When Ariadne says no, there is the force of hurricanes behind it. Arthur studies the floor, shame hot beneath his crisp collar as he waits in the eye of her storm. Her eyes are incredulous in ways they haven't been in two years. He can't calculate if it's because he arrived at her home unannounced or because Dom had the gall to send for her this way. "Why not speak for yourself, John?" He presses his lips together between his teeth.
"Do you have any idea how much therapy I've had to pay for after everything we went through?" she asks, pointing out, out to the bright, frigid November sky. "How many nights I've spent fighting off my subconscious? It knows how to kill me now!" Her voice strains like a tightrope as her words gallop across. "I taught it how to kill me."
Arthur raises himself from where he'd slumped in her sparse apartment.
"He thinks you're wasting yourself at the Sorbonne," he says low. It's lower than an insult. It's a miscalculation of the very fabric of her being.
Ariadne's expression reflects the absurd with a sharp clarity that makes him blush to even be the messenger, her hand frozen beside a vase of white gladiolus.
"Do you have any idea how hard—!" she can't even finish, her rage having reached it's peak.
She shakes her head, her red shawl shifting around her shoulders. He realizes he is gazing at her, her golden highlighted brown hair exposing his Achilles. He quickly bends to examine a scuff to his right shoe.
"Listen, Arthur," she says finally, taking in her living room as she walks closer to him. Satisfied with the feng shui, she stops in front of him, posture open, resolute. "I can't do this.
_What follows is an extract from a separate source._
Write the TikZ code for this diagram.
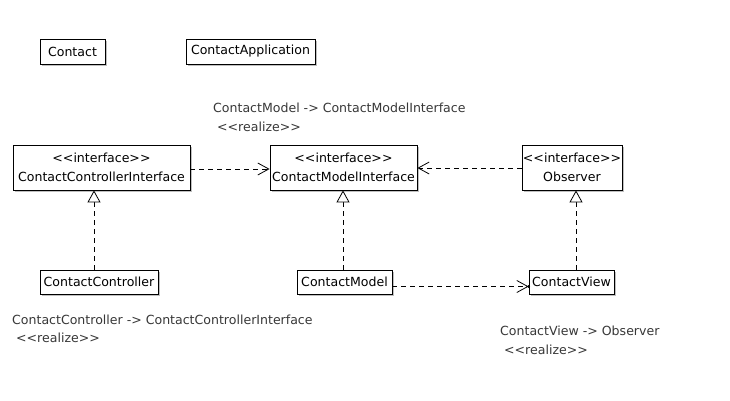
\documentclass[tikz,border=0pt]{standalone}
\usepackage{fontspec}
\setmainfont{DejaVu Sans}
\usetikzlibrary{arrows.meta,shadows}
\newcommand{\LL}{<\kern0pt<}
\newcommand{\GG}{>\kern0pt>}
\begin{document}
\begin{tikzpicture}[x=1bp,y=-1bp,
  cls/.style={draw=black,fill=white,line width=0.8bp,inner sep=0pt,align=center,
    font=\fontsize{12.6}{19}\selectfont,
    drop shadow={shadow xshift=2bp,shadow yshift=-2bp,opacity=0.25,fill=black}},
  lbl/.style={anchor=west,inner sep=0pt,text=black!78,font=\fontsize{12.6}{14}\selectfont},
  realize/.style={draw=black,line width=0.8bp,dash pattern=on 5bp off 4bp,
    -{Triangle[open,length=12bp,width=13bp,line width=0.8bp,fill=white]}},
  dep/.style={draw=black,line width=0.8bp,dash pattern=on 5bp off 4bp,
    -{Straight Barb[length=11bp,width=12bp,line width=0.8bp]}}]
\useasboundingbox (0,0) rectangle (730,400);
\fill[white] (0,0) rectangle (730,400);

\node[cls,minimum width=65bp,minimum height=25bp] (Contact) at (72.5,51.5) {Contact};
\node[cls,minimum width=129bp,minimum height=25bp] (App) at (250.5,51.5) {ContactApplication};

\node[cls,minimum width=177bp,minimum height=45bp] (CCI) at (101.5,167.5) {\LL interface\GG\\ContactControllerInterface};
\node[cls,minimum width=147bp,minimum height=45bp] (CMI) at (343.5,167.5) {\LL interface\GG\\ContactModelInterface};
\node[cls,minimum width=100bp,minimum height=45bp] (Obs) at (572,167.5) {\LL interface\GG\\Observer};

\node[cls,minimum width=118bp,minimum height=24bp] (CC) at (99,282) {ContactController};
\node[cls,minimum width=95bp,minimum height=24bp] (CM) at (344.5,282) {ContactModel};
\node[cls,minimum width=85bp,minimum height=24bp] (CV) at (571.5,282) {ContactView};

\draw[realize] ([xshift=-5bp]CC.north) -- ([xshift=-5bp]CC.north |- CCI.south);
\draw[realize] ([xshift=-1.5bp]CM.north) -- ([xshift=-1.5bp]CM.north |- CMI.south);
\draw[realize] ([xshift=4.5bp]CV.north) -- ([xshift=4.5bp]CV.north |- Obs.south);

\draw[dep] ([yshift=-1.5bp]CCI.east) -- ([yshift=-1.5bp]CMI.west);
\draw[dep] ([yshift=-0.5bp]Obs.west) -- ([yshift=-0.5bp]CMI.east);
\draw[dep] ([yshift=-4.5bp]CM.east) -- ([yshift=-4.5bp]CV.west);
\fill ([yshift=-4.5bp]CV.west) circle (1.5bp);

\node[lbl] (l1a) at (213,108) {ContactModel -> ContactModelInterface};
\node[lbl] (l1b) at (217,127) {\LL realize\GG};
\node[lbl] (l2a) at (12,320) {ContactController -> ContactControllerInterface};
\node[lbl] (l2b) at (16,338) {\LL realize\GG};
\node[lbl] (l3a) at (500,331) {ContactView -> Observer};
\node[lbl] (l3b) at (504,350) {\LL realize\GG};
\end{tikzpicture}
\end{document}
As much as I love the ego trip that is working with the dream state, I can't afford – emotionally, psychologically, spiritually, financially – to let Cobb walk around in my brain again."
Arthur nods as she lists the things she wants to protect.
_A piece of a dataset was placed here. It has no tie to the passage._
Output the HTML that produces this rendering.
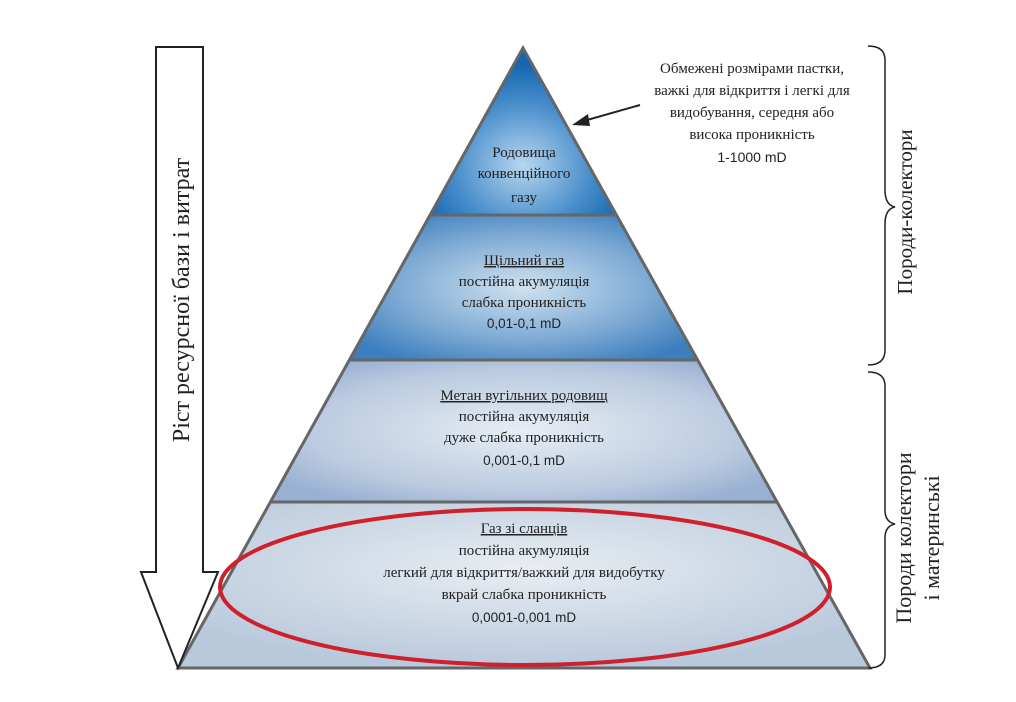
<!DOCTYPE html>
<html><head><meta charset="utf-8"><style>
html,body{margin:0;padding:0;background:#fff;}
svg{display:block;}
text{font-family:"Liberation Serif","DejaVu Serif",serif;fill:#222;}
.s{font-family:"Liberation Sans",sans-serif;}
</style></head><body>
<svg width="1016" height="702" viewBox="0 0 1016 702" xmlns="http://www.w3.org/2000/svg">
<defs>
<radialGradient id="g1" cx="0.5" cy="0.7" r="0.6"><stop offset="0" stop-color="#b8d6ee"/><stop offset="0.6" stop-color="#4a8fcc"/><stop offset="1" stop-color="#1466b0"/></radialGradient>
<radialGradient id="g2" cx="0.5" cy="0.5" r="0.6"><stop offset="0" stop-color="#d0e2f0"/><stop offset="0.6" stop-color="#7eaad4"/><stop offset="1" stop-color="#3d7fbe"/></radialGradient>
<radialGradient id="g3" cx="0.5" cy="0.5" r="0.6"><stop offset="0" stop-color="#e6edf4"/><stop offset="0.7" stop-color="#bccbe0"/><stop offset="1" stop-color="#98b0d2"/></radialGradient>
<radialGradient id="g4" cx="0.5" cy="0.4" r="0.6"><stop offset="0" stop-color="#e8edf2"/><stop offset="1" stop-color="#b9c9dc"/></radialGradient>
</defs>
<polygon points="523,48 430,215 616,215" fill="url(#g1)"/>
<polygon points="430,215 616,215 698,360 349,360" fill="url(#g2)"/>
<polygon points="349,360 698,360 777,502 270,502" fill="url(#g3)"/>
<polygon points="270,502 777,502 870,668 178,668" fill="url(#g4)"/>
<g stroke="#666" stroke-width="3" fill="none">
<polygon points="523,48 870,668 178,668"/>
<line x1="430" y1="215" x2="616" y2="215"/>
<line x1="349" y1="360" x2="698" y2="360"/>
<line x1="270" y1="502" x2="777" y2="502"/>
</g>
<polygon points="156,47 203,47 203,572 218,572 178,668 141,572 156,572" fill="#fff" stroke="#222" stroke-width="2"/>
<text transform="translate(189,300) rotate(-90)" text-anchor="middle" font-size="24">Ріст ресурсної бази і витрат</text>
<line x1="640" y1="105" x2="580" y2="122" stroke="#222" stroke-width="2"/>
<polygon points="572,125 588,114 590,126" fill="#222"/>
<g font-size="15" text-anchor="middle">
<text x="752" y="73">Обмежені розмірами пастки,</text>
<text x="752" y="95">важкі для відкриття і легкі для</text>
<text x="752" y="117">видобування, середня або</text>
<text x="752" y="139">висока проникність</text>
<text x="752" y="162" class="s" font-size="14">1-1000 mD</text>
</g>
<path d="M868,46 Q885,46 885,60 L885,190 Q885,205 895,207 Q885,209 885,224 L885,350 Q885,365 868,365" fill="none" stroke="#222" stroke-width="1.5"/>
<path d="M868,372 Q885,372 885,386 L885,510 Q885,522 895,524 Q885,526 885,538 L885,655 Q885,668 868,668" fill="none" stroke="#222" stroke-width="1.5"/>
<text transform="translate(912,212) rotate(-90)" text-anchor="middle" font-size="21">Породи-колектори</text>
<text transform="translate(911,538) rotate(-90)" text-anchor="middle" font-size="22">Породи колектори</text>
<text transform="translate(939,538) rotate(-90)" text-anchor="middle" font-size="22">і материнські</text>
<g text-anchor="middle" font-size="15">
<text x="524" y="157">Родовища</text>
<text x="524" y="178">конвенційного</text>
<text x="524" y="202">газу</text>
<text x="524" y="265" text-decoration="underline">Щільний газ</text>
<text x="524" y="286">постійна акумуляція</text>
<text x="524" y="307">слабка проникність</text>
<text x="524" y="328" class="s" font-size="13.5">0,01-0,1 mD</text>
<text x="524" y="400" text-decoration="underline">Метан вугільних родовищ</text>
<text x="524" y="421">постійна акумуляція</text>
<text x="524" y="442">дуже слабка проникність</text>
<text x="524" y="465" class="s" font-size="13.5">0,001-0,1 mD</text>
<text x="524" y="533" text-decoration="underline">Газ зі сланців</text>
<text x="524" y="555">постійна акумуляція</text>
<text x="524" y="577">легкий для відкриття/важкий для видобутку</text>
<text x="524" y="599">вкрай слабка проникність</text>
<text x="524" y="622" class="s" font-size="13.5">0,0001-0,001 mD</text>
</g>
<ellipse cx="525" cy="587" rx="305" ry="78" fill="none" stroke="#d0202c" stroke-width="4"/>
</svg>
</body></html>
"You still see her, don't you," he deducts tacitly.
The way her eyes rush back to his tells him everything he needs to know.
"Last week," she affirms how recent. She touches her stomach and her wrist shakes. Her watch is gold. "Dom may have let her go, but I don't think she's having it. Miles says it doesn't work that way, but it's getting harder to believe him."
He understands.
"She's a hard shape to shake," Arthur offers.
Ariadne's hand still rests on her abdomen.
"She was intoxicating," she practically whispers.
A nearby church bell rings out 3:30 and Arthur shifts to don his overcoat.
"Listen, if you ever need any substance assistance, you know how to get in touch with me," he says, tilting his head toward the understated white card he left on her end table.
Her door is already open, and she offers only a shrug, eyes becoming absent. On impulse, he leans into her space and kisses her cheek, his hands complacent in his coat pockets.
"Thanks for letting me up," he says, smiling.
She rubs his arm.
"Thanks for letting me go." She lifts a brow, her grin wry, momentarily returning to the bold Ariadne he remembers in hails of gunfire.
On the way back to his vehicle, he calls Dom on a burner. Predictably, it goes to voicemail. Message delivered, he crushes the cell under his heel, and merges with the shadows in the parking garage.